The forming of Virtual Private Corporations reduces the size of individual protection domain from potentially tens of thousands in a large corporation to the magnitude of tens or hundreds in a "workgroup". This effectively limits the damage a security breach in one protection domain can cause to the community as a whole. Cyber-terrorists find large corporations attractive targets because the huge monolithic infrastructures carry big "rewards" when they are broken into. When large corporations are divided into smaller Virtual Private Corporations each capable of protecting itself, it will become difficult, if not impossible, to generate a single attack that can cause a catastrophic effect.
A Virtual Private Corporation is dynamic and task-oriented. They are formed when a workgroup on a project is created and terminated when the task is completed.
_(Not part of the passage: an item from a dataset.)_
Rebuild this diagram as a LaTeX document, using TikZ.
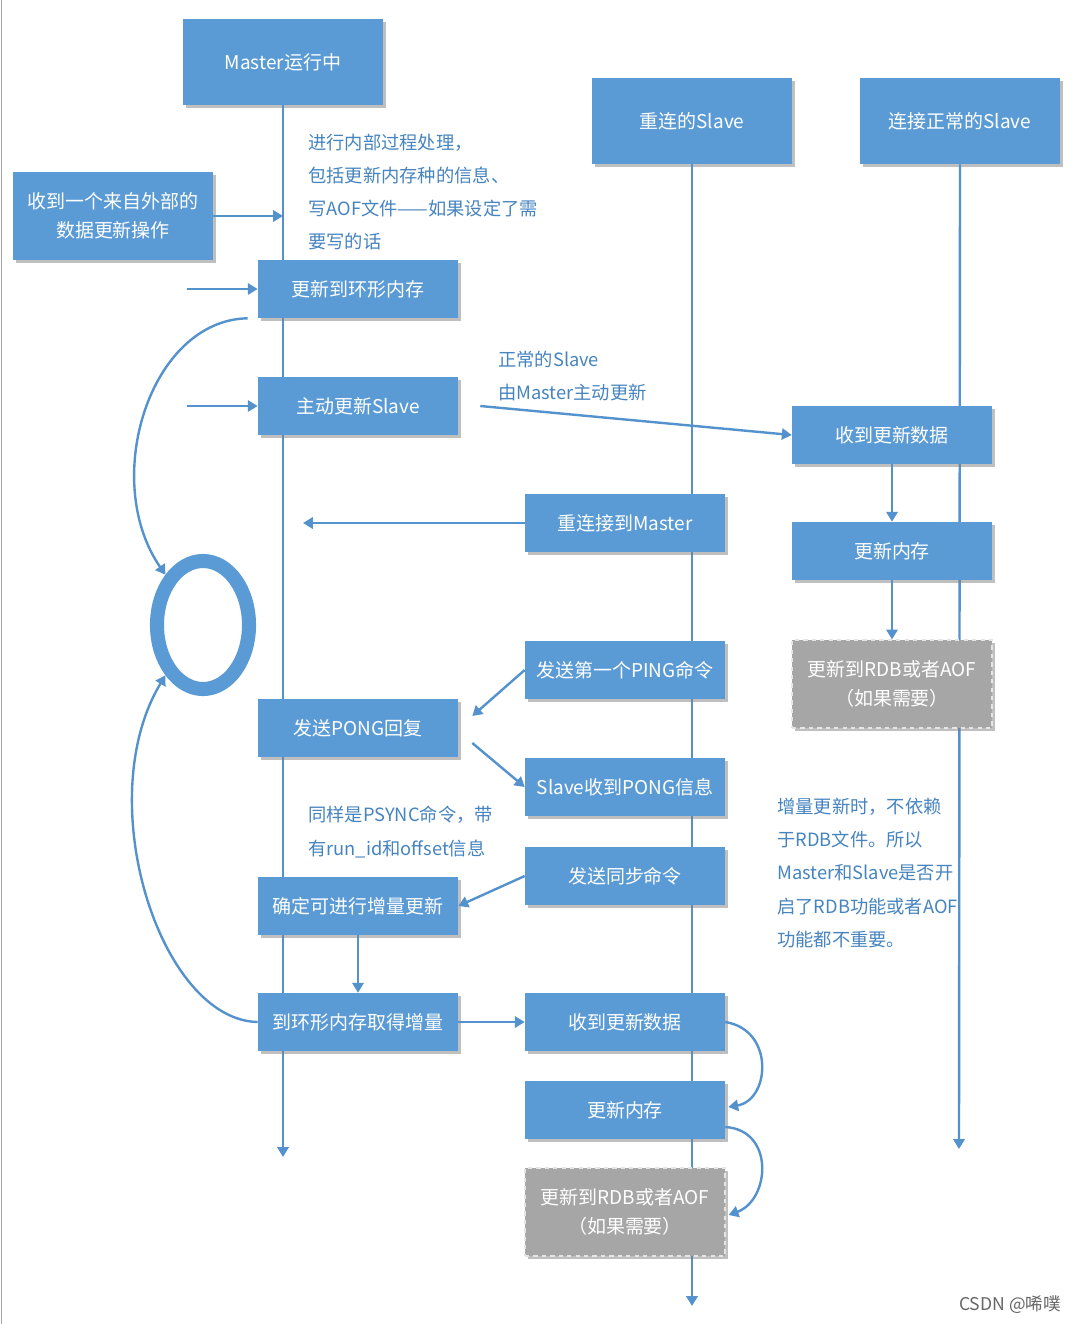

There is no permanent security infrastructure for a cyber-terrorist to study and explore. For a cyber-terrorist, the hundreds of thousands of Virtual Corporations are always "moving targets". As a result, the effect of a cyber-terrorist attack can be reduced to an opportunistic breach of a limited number of protection domains.
Security in a Virtual Private Corporation is resource-centric. Access to information resources are granted or denied based on the need of the task. This is different from the existing ownership and location dependent security which, again, is derived from the single protection domain strategy.
By participating in the forum discussion, the author would first test the idea with other participants and gather feedback. Furthermore, the author would like to discuss the technologies and/or researches with which Virtual Private Corporations can be built. For example, topics such as Role Based Access Control, Virtual Private Network, host protection, data classification will be of interest. Last but not least, suggestion of refinement of the Virtual Private Corporation strategy will be welcome.